Among the biggest deal announcements over the past few weeks:

  • PE firms Bain Capital and Hellman & Friedman, to buy Athenahealth, $17 billion including debt.
  • KKR and Global Infrastructure Partners, to buy data-center operator CyrusOne, nearly $15 billion including debt.
  • Advent International Corp. and Permira, to buy McAfee Corp., $11.8 billion.

In 2021 so far, PE firms have raised $315 billion in capital to plow into acquisitions in North America, which increased their available pile of cash for this to a record $756 billion, according to data from Preqin, cited by the WSJ. And they are continuing to raise mega-funds.

When PE firms engage in a leveraged buyout, they use some equity capital but fund most of the acquisition by having the acquired company borrow the funds itself via issuance of leveraged loans or junk bonds – hence “leveraged buyout” (LBO). The PE firms thereby shuffle the risks off to investors in those debt instruments.

Following the Fed’s yield repression, there has been ravenous appetite for this type of risky debt that enabled PE firms to go out and splurge on these buyouts.

The issuance of junk bonds and leveraged loans soared to $1.02 trillion in 2021 through November 12, beating by far the full-year record established in 2017 ($780 billion), “as speculative-rated companies have amassed cheap funding from yield-hungry investors,” according to S&P Global Market Intelligence.

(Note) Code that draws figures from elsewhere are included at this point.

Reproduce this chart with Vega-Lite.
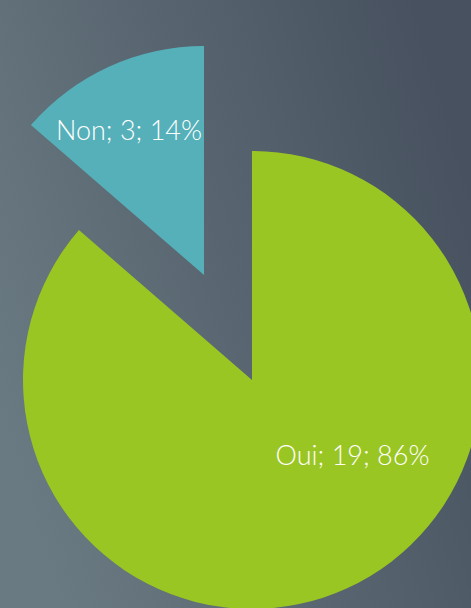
{
  "$schema": "https://vega.github.io/schema/vega-lite/v6.json",
  "width": 471,
  "height": 608,
  "autosize": {"type": "none"},
  "padding": 0,
  "background": "#56646f",
  "config": {"view": {"stroke": null}},
  "data": {
    "values": [
      {"reponse": "Oui", "n": 19, "label": "Oui; 19; 86%"},
      {"reponse": "Non", "n": 3, "label": "Non; 3; 14%"}
    ]
  },
  "transform": [
    {"stack": "n", "groupby": [], "as": ["t0", "t1"], "sort": [{"field": "reponse", "order": "descending"}]}
  ],
  "layer": [
    {
      "data": {"values": [{}]},
      "mark": {
        "type": "rect", "x": 0, "x2": "width", "y": 0, "y2": "height",
        "fill": {
          "gradient": "linear",
          "x1": 0, "y1": 0.7, "x2": 1, "y2": 0.3,
          "stops": [
            {"offset": 0, "color": "#6a7a82"},
            {"offset": 1, "color": "#47515f"}
          ]
        }
      },
      "encoding": {}
    },
    {
      "transform": [{"filter": "datum.reponse === 'Oui'"}],
      "mark": {"type": "arc", "outerRadius": 229, "xOffset": 16.5, "yOffset": 76},
      "encoding": {
        "theta": {"field": "t0", "type": "quantitative", "scale": {"domain": [0, 22]}},
        "theta2": {"field": "t1"},
        "color": {"field": "reponse", "type": "nominal", "scale": {"domain": ["Oui", "Non"], "range": ["#9ac623", "#56b0b9"]}, "legend": null}
      }
    },
    {
      "transform": [{"filter": "datum.reponse === 'Non'"}],
      "mark": {"type": "arc", "outerRadius": 229, "xOffset": -31.5, "yOffset": -29},
      "encoding": {
        "theta": {"field": "t0", "type": "quantitative", "scale": {"domain": [0, 22]}},
        "theta2": {"field": "t1"},
        "color": {"field": "reponse", "type": "nominal", "scale": {"domain": ["Oui", "Non"], "range": ["#9ac623", "#56b0b9"]}, "legend": null}
      }
    },
    {
      "transform": [{"filter": "datum.reponse === 'Oui'"}],
      "mark": {"type": "text", "font": "Lato", "fontWeight": 300, "fontSize": 27, "fill": "white", "align": "center", "baseline": "middle", "xOffset": 117, "yOffset": 153},
      "encoding": {"text": {"field": "label"}}
    },
    {
      "transform": [{"filter": "datum.reponse === 'Non'"}],
      "mark": {"type": "text", "font": "Lato", "fontWeight": 300, "fontSize": 27, "fill": "white", "align": "center", "baseline": "middle", "xOffset": -106.5, "yOffset": -172},
      "encoding": {"text": {"field": "label"}}
    }
  ]
}
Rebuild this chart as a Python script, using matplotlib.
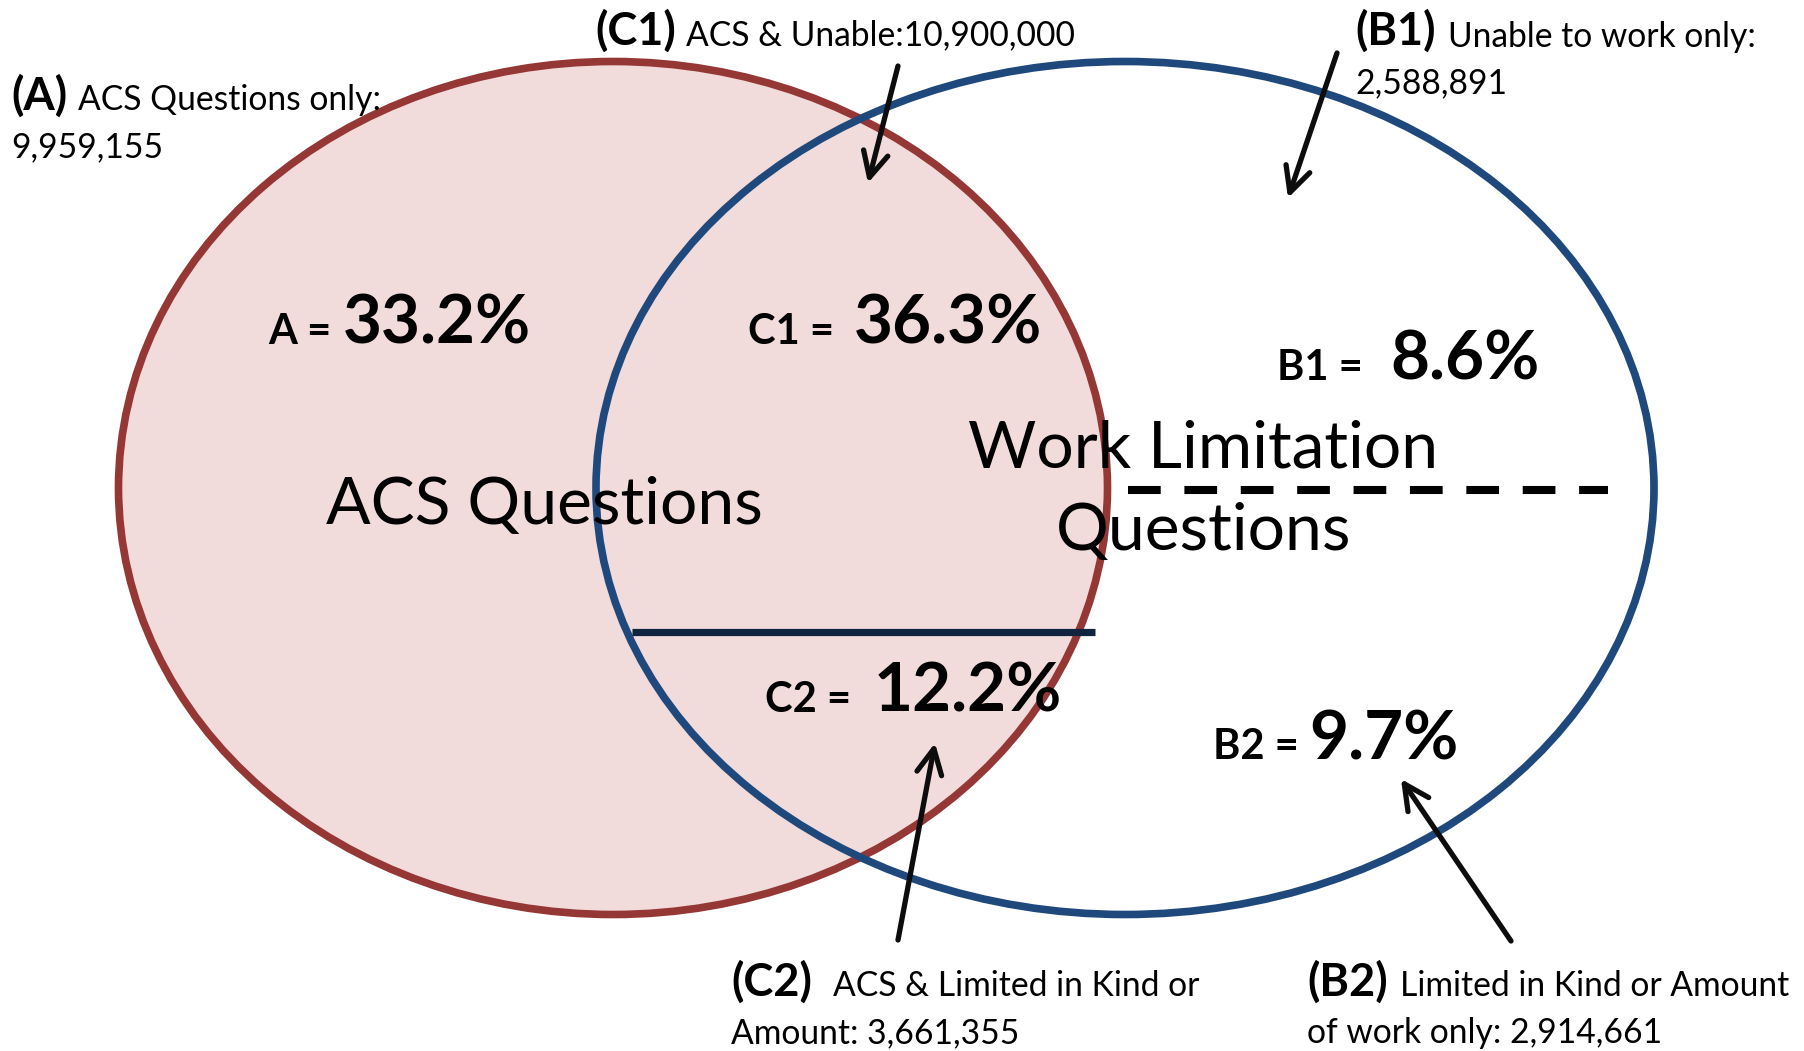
import matplotlib
matplotlib.use('Agg')
import matplotlib.pyplot as plt
import matplotlib.patches as patches

plt.rcParams['font.family'] = ['Lato', 'DejaVu Sans']

# 資料
region_codes = ['A', 'C1', 'B1', 'C2', 'B2']
region_pcts = ['33.2%', '36.3%', '8.6%', '12.2%', '9.7%']
region_desc = ['ACS Questions only:', 'ACS & Unable:', 'Unable to work only:',
               'ACS & Limited in Kind or Amount:', 'Limited in Kind or Amount of work only:']
region_counts = ['9,959,155', '10,900,000', '2,588,891', '3,661,355', '2,914,661']
set_names = ['ACS Questions', 'Work Limitation\nQuestions']

# 版面 (像素座標, y 向下)
W, H = 1804, 1051
red_ell = dict(xy=(613, 488), width=989, height=853)
blue_ell = dict(xy=(1125, 488), width=1058, height=853)

fig = plt.figure(figsize=(W / 100, H / 100), dpi=100)
ax = fig.add_axes([0, 0, 1, 1])
ax.set_xlim(0, W)
ax.set_ylim(H, 0)
ax.axis('off')

red_edge = '#953735'
red_fill = '#F2DCDB'
blue_edge = '#1F497D'

ax.add_patch(patches.Ellipse(**red_ell, facecolor=red_fill, edgecolor='none', zorder=1))
ax.add_patch(patches.Ellipse(**red_ell, facecolor='none', edgecolor=red_edge, linewidth=5.5, zorder=2))
ax.add_patch(patches.Ellipse(**blue_ell, facecolor='none', edgecolor=blue_edge, linewidth=5.5, zorder=3))

# 分隔線
ax.plot([632, 1095], [632, 632], color='#10243F', linewidth=5.2, solid_capstyle='butt', zorder=4)
ax.plot([1128, 1608], [490, 490], color='black', linewidth=5.8,
        linestyle=(0, (4.06, 2.94)), dash_capstyle='butt', zorder=4)

# 集合名稱
big = 47.5
ax.text(544, 524, set_names[0], fontsize=big, ha='center', va='baseline', zorder=5)
wl1, wl2 = set_names[1].split('\n')
ax.text(1203, 468, wl1, fontsize=big, ha='center', va='baseline', zorder=5)
ax.text(1204, 550, wl2, fontsize=big, ha='center', va='baseline', zorder=5)

# 區域百分比
eq_pos = [(268, 344), (748, 344), (1277, 380), (765, 712), (1213, 759)]
pct_x = [343, 854, 1390, 874, 1309]
for code, pct, (ex, ey), px in zip(region_codes, region_pcts, eq_pos, pct_x):
    ax.text(ex, ey, f'{code} =', fontsize=30, fontweight='bold', va='baseline', zorder=5)
    ax.text(px, ey, pct, fontsize=48.5, fontweight='bold', va='baseline', zorder=5)

# 標註文字
lab, sm = 32.5, 24.2
# (A)
ax.text(11, 110, f'({region_codes[0]})', fontsize=lab, fontweight='bold', va='baseline')
ax.text(78, 110, region_desc[0], fontsize=sm, va='baseline')
ax.text(11, 157, region_counts[0], fontsize=sm, va='baseline')
# (C1)
ax.text(595, 45, f'({region_codes[1]})', fontsize=lab, fontweight='bold', va='baseline')
ax.text(686, 45, region_desc[1] + region_counts[1], fontsize=sm, va='baseline')
# (B1)
ax.text(1355, 45, f'({region_codes[2]})', fontsize=lab, fontweight='bold', va='baseline')
ax.text(1448, 47, region_desc[2], fontsize=sm, va='baseline')
ax.text(1355, 93, region_counts[2], fontsize=sm, va='baseline')
# (C2)
c2a, c2b = 'ACS & Limited in Kind or', 'Amount:'
ax.text(731, 996, f'({region_codes[3]})', fontsize=lab, fontweight='bold', va='baseline')
ax.text(833, 996, c2a, fontsize=sm, va='baseline')
ax.text(731, 1043, f'{c2b} {region_counts[3]}', fontsize=sm, va='baseline')
# (B2)
b2a, b2b = 'Limited in Kind or Amount', 'of work only:'
ax.text(1307, 996, f'({region_codes[4]})', fontsize=lab, fontweight='bold', va='baseline')
ax.text(1400, 996, b2a, fontsize=sm, va='baseline')
ax.text(1307, 1043, f'{b2b} {region_counts[4]}', fontsize=sm, va='baseline')

# 箭頭 (起點 -> 箭頭尖)
arrows = [((898, 66), (868, 183)),
          ((1337, 53), (1288, 198)),
          ((898, 940), (935, 743)),
          ((1511, 941), (1401, 779))]
for start, tip in arrows:
    ax.annotate('', xy=tip, xytext=start,
                arrowprops=dict(arrowstyle='->', lw=3.8, color='#0D0D0D',
                                mutation_scale=45, shrinkA=0, shrinkB=0),
                zorder=6)

fig.savefig('out.png', dpi=100)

Leveraged loans issued amounted to a huge record of $576 billion (red). These are loans by junk-rated companies that are too risky for banks to hold, and so banks sell them to investors, including as CLOs. Junk bonds issued amounted to a record $445 billion (blue):

The amount of leveraged loans issued to fund buyouts soared to $305 billion in 2021 through November 12, easily beating the full-year record of 2018 ($275 billion), according to S&P Global. Of that $305 billion, a record $224 billion was borrowed by the acquired companies themselves to fund their own leveraged buyout.

The amount of junk bonds issued to fund buyouts through November 12 reached $103 billion, less than $1 billion below the full-year record of 2014:

And thanks to the greatest chase for yield ever, instigated by the Fed’s monetary policies, the average yield-to-maturity of newly issued leveraged loans used for LBOs dropped below 5% for the first time ever this year, according to S&P Global.

History is full of companies that were acquired through an LBO and, burdened with too much debt, eventually filed for bankruptcy after the PE firms were able to take their profits via fees and special dividends that the acquired companies paid with borrowed funds, leaving investors in the debt hang out to dry.

Toys ‘R’ Us is among the more famous examples. PE firms KKR, Vornado Realty Trust, and Bain Capital acquired its publicly traded shares via a $6.6 billion LBO in 2005 and funded the acquisition largely by loading up the retailer with debt. With little skin in the game, the PE firms extracted $400 million in fees. In September 2017, Toys ‘R’ Us filed for bankruptcy and was dismembered in 2018. Investors in its bonds got crushed.

A whole slew of other retailers that had been acquired in LBOs by PE firms during the pre-Financial-Crisis LBO boom filed for bankruptcy since 2017, constituting the first stage of the brick-and-mortar retail meltdown, with many of them getting liquidated.

TXU, the Texas utility, is another example. It was acquired in 2007 by PE firms led by KKR, TPG Capital, and Goldman Sachs, during the pre-Financial-Crisis LBO boom, at the time the largest LBO ever. It filed for bankruptcy as the renamed Energy Future Holdings, in 2014.

In the run-up to the Financial Crisis, everything and anything was possible because investors that bought this junk-rated debt didn’t care anymore. They were enamored with these LBOs and just blindly chased yield. But this time, it’s different, as they always say.

Meanwhile, the average yield for B-rated junk bonds rose by around 90 basis points, from the June and September record lows of below 4.4% to 5.3%, the highest since November 2020. Despite the 90 basis point jump, it remains ridiculously low. And the average spread between B-rated junk bonds and Treasury securities widened by about 65 basis points, from 3.5 percentage points at the beginning of November to 4.15 percentage points as of Friday, the widest spread since February 2021, but it too remains ridiculously tight.